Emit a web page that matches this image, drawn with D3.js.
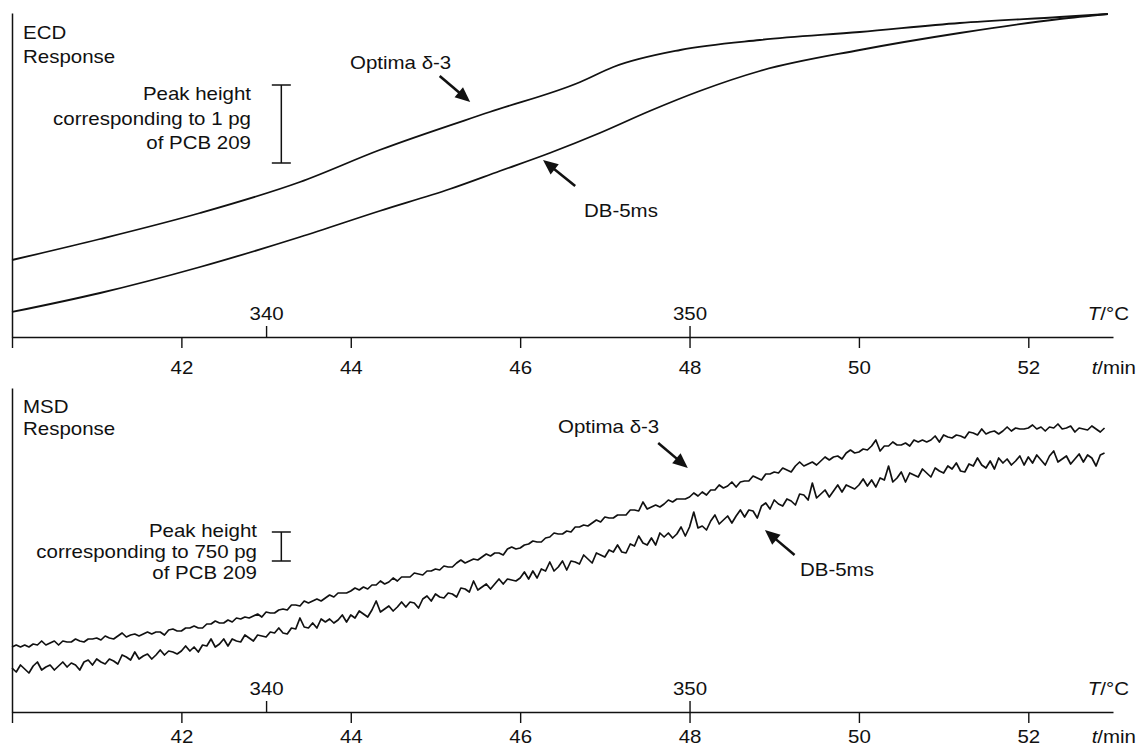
<!DOCTYPE html>
<html><head><meta charset="utf-8">
<script src="https://cdn.jsdelivr.net/npm/d3@7"></script>
<style>
body{margin:0;background:#fff}
svg text{font-family:"Liberation Sans",Arial,Helvetica,sans-serif;fill:#111;font-size:17.5px}
</style>
</head><body><svg id="c" width="1137" height="747"></svg>
<script>
// ---------- data ----------
const timeTicks = [40, 42, 44, 46, 48, 50, 52];
const tempTicks = [340, 350];

// ECD panel (response, arbitrary units)
const ecdOptimaT = [40.00, 41.04, 42.22, 43.40, 44.34, 45.64, 46.71, 47.10, 47.89, 48.83, 50.01, 51.19, 52.37, 52.94];
const ecdOptimaV = [77, 98, 124, 155, 187, 225, 255, 270, 287, 297, 305, 314, 320, 323];
const ecdDbT = [40.00, 41.04, 42.22, 43.40, 44.34, 45.17, 45.76, 46.35, 46.94, 47.53, 48.12, 48.83, 50.01, 51.19, 52.37, 52.94];
const ecdDbV = [25, 44, 70, 100, 126, 148, 166, 184, 204, 226, 246, 266, 287, 304, 318, 323];

// MSD panel: sampled every 0.05 min from 40.00 min
const msdStartT = 40.0, msdStepT = 0.05;
const msdOptimaV = [
65,67,65,67,65,68,67,71,67,69,71,67,71,70,70,73,71,70,73,73,
74,72,76,74,73,76,79,75,77,78,76,78,80,78,80,80,77,82,83,81,
81,84,84,86,84,84,88,88,91,89,89,92,90,94,93,95,94,96,98,95,
100,99,99,102,103,102,107,107,106,111,109,111,113,111,114,117,115,119,119,119,
121,124,122,125,123,127,127,131,128,130,134,131,135,135,135,139,138,137,141,141,
143,142,146,145,145,149,152,149,151,153,152,155,158,156,159,159,157,163,165,163,
164,167,168,171,170,170,174,175,179,178,178,181,180,185,185,187,186,189,192,190,
195,194,194,197,197,197,202,202,201,210,203,205,207,205,208,212,210,213,213,213,
215,219,216,220,217,222,222,227,224,226,230,225,230,231,231,236,234,232,238,238,
240,239,244,242,240,246,250,246,248,250,247,251,255,252,255,256,253,259,262,259,
260,263,262,266,272,261,266,266,270,267,267,269,266,272,270,272,270,272,276,270,
277,275,274,277,276,274,280,279,277,283,278,280,281,278,281,285,281,284,283,283,
284,287,283,285,281,285,284,288,283,284,286,280,284,283,282,286,283,280,284];
const msdDbV = [
44,40,47,43,39,46,50,42,45,47,42,46,50,45,49,47,42,50,52,47,
53,50,48,53,51,48,57,55,52,60,53,56,58,53,57,62,57,61,60,58,
61,66,61,65,60,67,66,73,65,68,73,66,73,71,70,77,74,71,77,76,
75,80,79,84,79,78,84,83,94,85,84,89,84,93,90,93,89,92,97,90,
97,94,101,98,95,102,111,100,103,106,101,105,110,105,110,109,104,113,116,111,
118,115,114,119,118,115,124,123,120,131,122,125,128,123,128,133,128,133,132,131,
134,140,133,141,134,143,141,150,141,145,151,142,151,150,148,157,153,149,159,157,
155,162,160,167,160,159,168,166,176,169,167,174,167,179,175,179,174,178,185,176,
185,200,184,186,182,191,197,188,192,196,189,196,202,195,202,201,194,206,209,203,
212,208,206,213,211,207,218,217,212,229,214,218,222,215,221,227,220,227,225,223,
227,233,226,232,225,234,232,246,230,234,240,230,239,237,235,243,239,235,244,241,
239,246,243,249,241,240,248,246,254,247,244,251,243,254,249,253,247,251,256,247,
255,249,257,252,247,256,261,250,253,256,248,253,258,250,257,254,246,257,259];

// peak-height reference bars (response units)
const ecdScaleBar = 78;
const msdScaleBar = 29;

// ---------- drawing ----------
const svg = d3.select("#c");
const STRETCH = 1.17;
const x = d3.scaleLinear().domain([40, 53]).range([12, 1113]);
const T = d3.scaleLinear().domain([334, 360]).range([12, 1113]);
const y = d3.scaleLinear().domain([0, 324]).range([337, 13]);

function label(g, px, py, parts, anchor) {
  const t = g.append("text")
    .attr("transform", `translate(${px},${py}) scale(${STRETCH},1)`)
    .attr("text-anchor", anchor || "start");
  parts.forEach(p => {
    const s = t.append("tspan").text(p[0]);
    if (p[1]) s.style("font-style", "italic");
  });
  return t;
}

function arrow(g, tail, tip) {
  const x1 = x(tail[0]), y1 = y(tail[1]), x2 = x(tip[0]), y2 = y(tip[1]);
  const dx = x2 - x1, dy = y2 - y1, L = Math.hypot(dx, dy), ux = dx / L, uy = dy / L;
  const hl = 15, hw = 6.5;
  const bx = x2 - ux * hl, by = y2 - uy * hl;
  g.append("line").attr("x1", x1).attr("y1", y1).attr("x2", bx + ux * 2).attr("y2", by + uy * 2)
    .attr("stroke", "#111").attr("stroke-width", 2.6);
  g.append("path")
    .attr("d", `M${x2},${y2}L${bx - uy * hw},${by + ux * hw}L${bx + uy * hw},${by - ux * hw}Z`)
    .attr("fill", "#111");
}

function scaleBar(g, t, topV, size) {
  const xp = x(t), y1 = y(topV), y2 = y(topV - size);
  const add = (a, b, c, d) => g.append("line").attr("x1", a).attr("y1", b).attr("x2", c).attr("y2", d)
    .attr("stroke", "#111").attr("stroke-width", 1.5);
  add(xp, y1, xp, y2);
  add(xp - 9.5, y1, xp + 9.5, y1);
  add(xp - 9.5, y2, xp + 9.5, y2);
}

function axes(g, labelGap) {
  const ya = g.append("g").attr("transform", `translate(${x(40)},0)`)
    .call(d3.axisLeft(y).tickValues([]).tickSizeOuter(0));
  ya.select(".domain").attr("stroke", "#111").attr("stroke-width", 1.5);

  const xa = g.append("g").attr("transform", `translate(0,${y(0)})`)
    .call(d3.axisBottom(x).tickValues(timeTicks).tickSize(11).tickSizeOuter(0)
      .tickFormat(d => d === 40 ? "" : d));
  xa.attr("font-size", null).attr("font-family", null);
  xa.select(".domain").attr("stroke", "#111").attr("stroke-width", 1.6);
  xa.selectAll(".tick line").attr("stroke", "#111").attr("stroke-width", 1.4);
  xa.selectAll(".tick text").attr("y", null).attr("dy", null)
    .attr("transform", `translate(0,${labelGap}) scale(${STRETCH},1)`);

  const ta = g.append("g").attr("transform", `translate(0,${y(0)})`)
    .call(d3.axisTop(T).tickValues(tempTicks).tickSize(11).tickSizeOuter(0));
  ta.attr("font-size", null).attr("font-family", null);
  ta.select(".domain").remove();
  ta.selectAll(".tick line").attr("stroke", "#111").attr("stroke-width", 1.4);
  ta.selectAll(".tick text").attr("y", null).attr("dy", null)
    .attr("transform", `translate(0,-17) scale(${STRETCH},1)`);

  label(g, 1129, y(0) - 17, [["T", true], ["/°C", false]], "end");
  label(g, 1136, y(0) + labelGap, [["t", true], ["/min", false]], "end");
}

// ---- ECD panel ----
const ecdG = svg.append("g");
axes(ecdG, 37);
const smooth = d3.line().x(d => x(d[0])).y(d => y(d[1])).curve(d3.curveMonotoneX);
ecdG.append("path").datum(d3.zip(ecdOptimaT, ecdOptimaV)).attr("d", smooth)
  .attr("fill", "none").attr("stroke", "#111").attr("stroke-width", 1.8);
ecdG.append("path").datum(d3.zip(ecdDbT, ecdDbV)).attr("d", smooth)
  .attr("fill", "none").attr("stroke", "#111").attr("stroke-width", 1.8);

label(ecdG, 23, 39, [["ECD"]]);
label(ecdG, 23, 63, [["Response"]]);
label(ecdG, 251, 100, [["Peak height"]], "end");
label(ecdG, 251, 124.5, [["corresponding to 1 pg"]], "end");
label(ecdG, 251, 149, [["of PCB 209"]], "end");
scaleBar(ecdG, 43.18, 252, ecdScaleBar);
label(ecdG, 350, 69, [["Optima δ-3"]]);
arrow(ecdG, [45.05, 261], [45.41, 235]);
label(ecdG, 584, 217, [["DB-5ms"]]);
arrow(ecdG, [46.65, 151], [46.27, 177]);

// ---- MSD panel ----
const msdG = svg.append("g").attr("transform", "translate(0,375)");
axes(msdG, 31);
const raw = d3.line().x(d => x(d[0])).y(d => y(d[1]));
const msdT = msdOptimaV.map((_, i) => msdStartT + i * msdStepT);
msdG.append("path").datum(d3.zip(msdT, msdOptimaV)).attr("d", raw)
  .attr("fill", "none").attr("stroke", "#111").attr("stroke-width", 1.7).attr("stroke-linejoin", "round");
msdG.append("path").datum(d3.zip(msdT, msdDbV)).attr("d", raw)
  .attr("fill", "none").attr("stroke", "#111").attr("stroke-width", 1.7).attr("stroke-linejoin", "round");

label(msdG, 23, 38, [["MSD"]]);
label(msdG, 23, 60, [["Response"]]);
label(msdG, 257, 162, [["Peak height"]], "end");
label(msdG, 257, 183, [["corresponding to 750 pg"]], "end");
label(msdG, 257, 204, [["of PCB 209"]], "end");
scaleBar(msdG, 43.18, 180, msdScaleBar);
label(msdG, 558, 58, [["Optima δ-3"]]);
arrow(msdG, [47.63, 269], [47.98, 244]);
label(msdG, 800, 201, [["DB-5ms"]]);
arrow(msdG, [49.24, 157], [48.89, 182]);
</script>
</body></html>
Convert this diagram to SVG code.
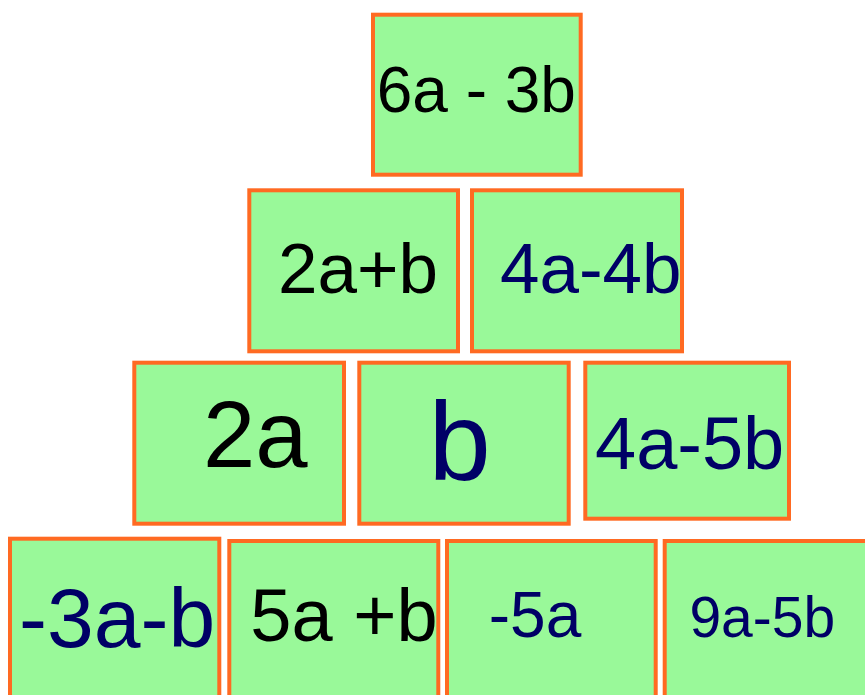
<svg xmlns="http://www.w3.org/2000/svg" width="865" height="695" viewBox="0 0 865 695">
<style>
.box{fill:#99F999;stroke:#FF6A22;stroke-width:4}
.t{font-family:"Liberation Sans",Arial,sans-serif}
.k{fill:#000000}
.n{fill:#000066}
</style>
<rect width="865" height="695" fill="#FFFFFF"/>
<g id="n-top"><rect class="box" x="373" y="14.7" width="207.7" height="160"/><text class="t k" x="376.7" y="111.7" font-size="64">6a - 3b</text></g>
<g id="n-r2a"><rect class="box" x="249.3" y="190.3" width="208.7" height="161"/><text class="t k" x="278" y="293.3" font-size="71">2a+b</text></g>
<g id="n-r2b"><rect class="box" x="472" y="190.3" width="210" height="161"/><text class="t n" x="500" y="293.3" font-size="71">4a-4b</text></g>
<g id="n-r3a"><rect class="box" x="134.3" y="362.7" width="209.7" height="161"/><text class="t k" x="203" y="467" font-size="94">2a</text></g>
<g id="n-r3b"><rect class="box" x="359.3" y="362.7" width="209.4" height="161"/><text class="t n" x="428.6" y="480" font-size="112">b</text></g>
<g id="n-r3c"><rect class="box" x="585.3" y="362.7" width="203.7" height="156"/><text class="t n" x="595" y="469" font-size="74">4a-5b</text></g>
<g id="n-r4a"><rect class="box" x="10" y="538.7" width="209.3" height="200"/><text class="t n" x="19" y="646.7" font-size="84">-3a-b</text></g>
<g id="n-r4b"><rect class="box" x="229.3" y="541" width="209" height="200"/><text class="t k" x="250.3" y="641" font-size="74">5a +b</text></g>
<g id="n-r4c"><rect class="box" x="447" y="541" width="208.7" height="200"/><text class="t n" x="488.8" y="636.7" font-size="64">-5a</text></g>
<g id="n-r4d"><rect class="box" x="664.7" y="541" width="250" height="200"/><text class="t n" x="689.4" y="636.7" font-size="57">9a-5b</text></g>
<g id="connectors"></g>
</svg>
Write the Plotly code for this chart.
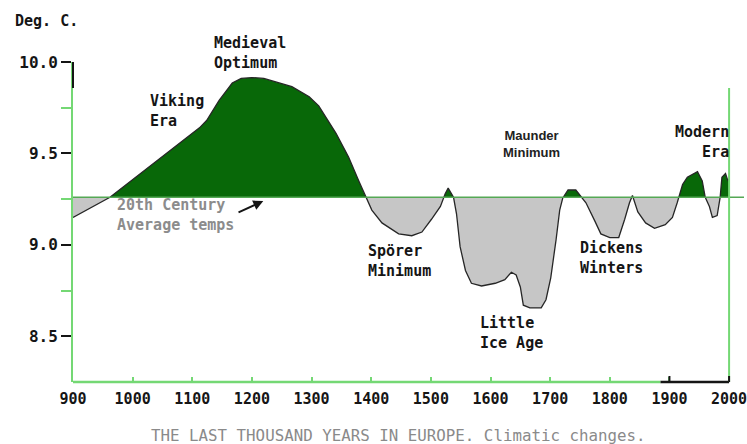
import plotly.graph_objects as go

# ---- data ----
years = [900, 962, 1112, 1124, 1145, 1167, 1182, 1200, 1220, 1241, 1267, 1296, 1312, 1341,
         1362, 1379, 1391, 1401, 1418, 1446, 1468, 1485, 1501, 1516, 1524, 1529, 1538,
         1543, 1549, 1558, 1568, 1585, 1608, 1624, 1635, 1643, 1650, 1655, 1666, 1685,
         1693, 1701, 1710, 1716, 1721, 1730, 1743, 1751, 1760, 1775, 1785, 1800, 1815,
         1825, 1833, 1838, 1847, 1860, 1875, 1893, 1905, 1913, 1922, 1930, 1947, 1955,
         1960, 1967, 1972, 1980, 1985, 1988, 1994, 1998, 2000]
temps = [9.15, 9.26, 9.64, 9.68, 9.79, 9.885, 9.91, 9.915, 9.91, 9.89, 9.865, 9.81, 9.76, 9.61,
         9.48, 9.35, 9.26, 9.19, 9.12, 9.06, 9.05, 9.07, 9.14, 9.21, 9.28, 9.31, 9.26,
         9.17, 8.99, 8.86, 8.79, 8.775, 8.79, 8.81, 8.85, 8.835, 8.77, 8.67, 8.655, 8.655,
         8.70, 8.82, 9.03, 9.19, 9.255, 9.30, 9.30, 9.27, 9.23, 9.13, 9.06, 9.04, 9.04,
         9.14, 9.23, 9.27, 9.18, 9.12, 9.09, 9.11, 9.15, 9.23, 9.33, 9.37, 9.40, 9.35,
         9.26, 9.21, 9.15, 9.16, 9.26, 9.37, 9.39, 9.35, 9.36]
baseline = 9.26
x_ticks = [900, 1000, 1100, 1200, 1300, 1400, 1500, 1600, 1700, 1800, 1900, 2000]
y_ticks = [8.5, 9.0, 9.5, 10.0]
y_tick_text = ["8.5", "9.0", "9.5", "10.0"]
y_minor = [8.75, 9.25, 9.75]
dark_x_ticks = [1900, 2000]
X_RANGE = [900, 2025]
Y_RANGE = [8.25, 10.0]
FRAME_END = 2000
FRAME_TOP = 9.858

# ---- insert crossing points with the baseline so fills split cleanly ----
xs, ys = [years[0]], [temps[0]]
for i in range(1, len(years)):
    x0, y0, x1, y1 = years[i - 1], temps[i - 1], years[i], temps[i]
    if (y0 - baseline) * (y1 - baseline) < 0:
        t = (baseline - y0) / (y1 - y0)
        xs.append(x0 + t * (x1 - x0))
        ys.append(baseline)
    xs.append(x1)
    ys.append(y1)
upper = [max(v, baseline) for v in ys]
lower = [min(v, baseline) for v in ys]
base = [baseline] * len(xs)

GREEN_FILL = "#086808"
GRAY_FILL = "#c6c6c6"
AXIS_GREEN = "#74d874"
LINE_GREEN = "#55a855"
DARK = "#151515"
MONO = "DejaVu Sans Mono"

W, H = 747, 444
ML, MR, MT, MB = 73, 0, 62, 62
PW, PH = W - ML - MR, H - MT - MB


def px(xpix):
    return (xpix - ML) / PW


def py(ypix):
    return (H - MB - ypix) / PH


def xfrac(year):
    return (year - X_RANGE[0]) / (X_RANGE[1] - X_RANGE[0])


def yfrac(v):
    return (v - Y_RANGE[0]) / (Y_RANGE[1] - Y_RANGE[0])


fig = go.Figure()
fig.add_trace(go.Scatter(x=xs, y=base, mode="lines", line=dict(width=0), hoverinfo="skip", showlegend=False))
fig.add_trace(go.Scatter(x=xs, y=upper, mode="lines", line=dict(width=0), fill="tonexty",
                         fillcolor=GREEN_FILL, showlegend=False))
fig.add_trace(go.Scatter(x=xs, y=base, mode="lines", line=dict(width=0), hoverinfo="skip", showlegend=False))
fig.add_trace(go.Scatter(x=xs, y=lower, mode="lines", line=dict(width=0), fill="tonexty",
                         fillcolor=GRAY_FILL, showlegend=False))
fig.add_trace(go.Scatter(x=years, y=temps, mode="lines", line=dict(color="#262626", width=1.3),
                         showlegend=False))

shapes = [
    dict(type="line", xref="paper", yref="paper", x0=0, x1=1, y0=yfrac(baseline), y1=yfrac(baseline),
         line=dict(color=LINE_GREEN, width=1.5), layer="above"),
    dict(type="line", xref="paper", yref="paper", x0=0, x1=xfrac(1885), y0=0, y1=0,
         line=dict(color=AXIS_GREEN, width=2.5), layer="above"),
    dict(type="line", xref="paper", yref="paper", x0=xfrac(1885), x1=xfrac(FRAME_END), y0=0, y1=0,
         line=dict(color=DARK, width=2.5), layer="above"),
    dict(type="line", xref="paper", yref="paper", x0=xfrac(FRAME_END), x1=xfrac(FRAME_END),
         y0=0, y1=yfrac(FRAME_TOP), line=dict(color=AXIS_GREEN, width=2), layer="above"),
    dict(type="line", xref="paper", yref="paper", x0=0, x1=0, y0=yfrac(FRAME_TOP), y1=1,
         line=dict(color=DARK, width=2), layer="above"),
]
for t in dark_x_ticks:
    shapes.append(dict(type="line", xref="paper", yref="paper", x0=xfrac(t), x1=xfrac(t), y0=0, y1=6 / PH,
                       line=dict(color=DARK, width=2), layer="above"))

lab = dict(family=MONO, size=15, color=DARK, weight="bold")
annotations = [
    dict(x=px(13), y=py(21), text="Deg. C.", xanchor="left", font=lab),
    dict(x=px(213), y=py(53), text="Medieval<br>Optimum", xanchor="left", align="left", font=lab),
    dict(x=px(148), y=py(111), text="Viking<br>Era", xanchor="left", align="left", font=lab),
    dict(x=px(534), y=py(144), text="Maunder<br>Minimum", xanchor="center", align="center",
         font=dict(family="Liberation Sans", size=13, color="#222", weight="bold")),
    dict(x=px(367), y=py(261), text="Spörer<br>Minimum", xanchor="left", align="left", font=lab),
    dict(x=px(480), y=py(333), text="Little<br>Ice Age", xanchor="left", align="left", font=lab),
    dict(x=px(580), y=py(258), text="Dickens<br>Winters", xanchor="left", align="left", font=lab),
    dict(x=px(734), y=py(142), text="Modern<br>Era", xanchor="right", align="right", font=lab),
    dict(x=px(115), y=py(215), text="20th Century<br>Average temps", xanchor="left", align="left",
         font=dict(family=MONO, size=15, color="#8c8c8c", weight="bold")),
    dict(x=1219, y=9.24, ax=1175, ay=9.174, axref="x", ayref="y", xref="x", yref="y", text="",
         showarrow=True, arrowhead=2, arrowsize=1, arrowwidth=2, arrowcolor=DARK),
    dict(x=px(400), y=py(435), text="THE LAST THOUSAND YEARS IN EUROPE. Climatic changes.",
         xanchor="center", font=dict(family=MONO, size=15.8, color="#8a8a8a")),
]
for a in annotations:
    a.setdefault("showarrow", False)
    a.setdefault("yanchor", "middle")
    a.setdefault("xref", "paper")
    a.setdefault("yref", "paper")

fig.update_layout(
    width=W, height=H,
    margin=dict(l=ML, r=MR, t=MT, b=MB),
    paper_bgcolor="white", plot_bgcolor="white",
    showlegend=False,
    xaxis=dict(range=X_RANGE, tickvals=x_ticks, showgrid=False, zeroline=False, showline=False,
               ticks="inside", ticklen=5, tickwidth=1.5, tickcolor=AXIS_GREEN,
               tickfont=dict(family=MONO, size=15, color=DARK, weight="bold"),
               ticklabelstandoff=6, ticklabeloverflow="allow"),
    yaxis=dict(range=Y_RANGE, tickvals=y_ticks, ticktext=y_tick_text, showgrid=False, zeroline=False,
               showline=True, linecolor=AXIS_GREEN, linewidth=2,
               ticks="outside", ticklen=10, tickwidth=1.5, tickcolor=DARK,
               minor=dict(tickvals=y_minor, ticks="outside", ticklen=10, tickwidth=1.5, tickcolor=AXIS_GREEN),
               tickfont=dict(family=MONO, size=16, color=DARK, weight="bold")),
    shapes=shapes,
    annotations=annotations,
)

fig.write_html("out.html", config={"displayModeBar": False},
               post_script="document.body.style.margin='0px';")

> _GIVEN PROBLEM_: Scan the material above for the word "with". Copy each line where it occurs.

> _RESULT BELOW_:
Emit a web page that matches this image, drawn with D3.js.
# ---- insert crossing points with the baseline so fills split cleanly ----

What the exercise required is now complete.